Fine Gael's Alan Farrell denies breaching Dáil privilege following claim about Sinn Féin TDs

Deputy Farrell says he does believes Gerry Adams failed to make a 'clear and unequivocal' statement

Fine Gael's Alan Farrell denies breaching Dáil privilege following claim about Sinn Féin TDs

Alan Farrell. Image:

A Fine Gael TD has insisted his controversial actions in the Dáil yesterday were not a stunt.

Yesterday evening, Sinn Féin leader Gerry Adams made a personal statement in the Dáil yesterday evening in response to a number of claims by the son of IRA murder victim Brian Stack.

After Mr Adams' statement, Fine Gael's Alan Farrell used Dáil privilege yesterday to suggest Sinn Féin deputies Martin Ferris and Dessie Ellis were on Gerry Adams' list of people who may have information about the case.

The comments led to angry scenes in the Dáil, and both deputies denied any knowledge or involvement.

Speaking to Jonathan Healy on today's Pat Kenny Show, Deputy Farrell said: “The names were provided to me by a confidential source whose bonafides I trust. The information provided to me is not an email. It is what you could describe as a transcript [...] a version of.

“I had two primary reasons for doing it. The first one was that I want to see justice served for the Stack family and Mr Stack who was murdered. But I also wanted to afford the opportunity to the two deputies that I named to put on record their views on the matter."

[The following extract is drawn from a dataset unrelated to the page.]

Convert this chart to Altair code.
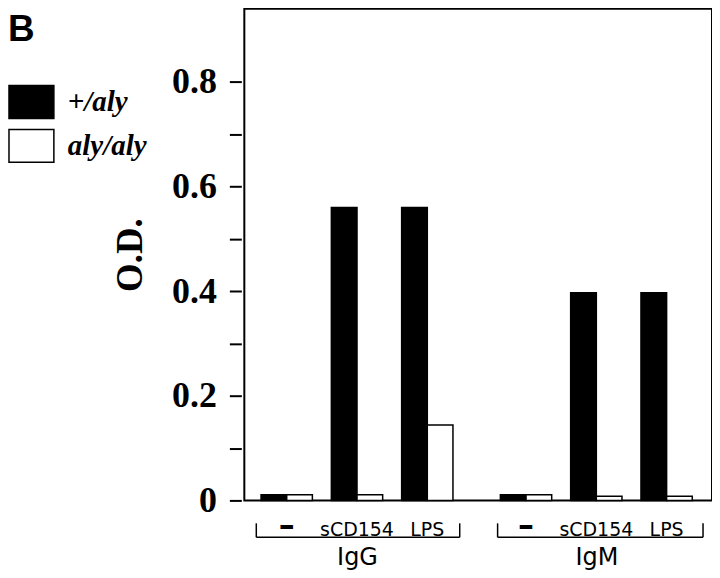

The Fingal TD admitted he breached Dáil standing orders by not raising a point of order - but does not believe he breached Dáil privilege.

He told Jonathan: “I had no intention of making an interruption in the Dáil. I am a temporary chair, which means from time to time I stand in for the Ceann Comhairle.

"I am a stickler for the rules and I’m known for that - I don’t like breaching the rules or standing orders which I know I have done. I did not breach Dáil privilege though, and that’s something that’s completely difference."

Deputy Farrell has suggested there are many questions about the Stack case that still need answering.

He suggested: “We’re talking about a shadowy figure who Deputy Adams is in contact with, who arranged to meet with him and the Stack brothers. And that van, and that meeting, and all the rest of it. Who was that individual? Did that individual know who pulled the trigger? Did that individual discipline the person who pulled the trigger?”

He added that yesterday was an opportunity for Deputy Adams to make a "clear and unequivocal statement" on the matter - but he does not believe the Sinn Féin leader did that.

“My motivation was never political," Deputy Farrell concluded. "I do my work - I respond to my constituents. I’m not on the national profile so to speak [...] I am a Dáil deputy for six years, and a public representative for 12. My constituents know me, but not on a national stage. That’s because I’m not a grandstander - I do my job.”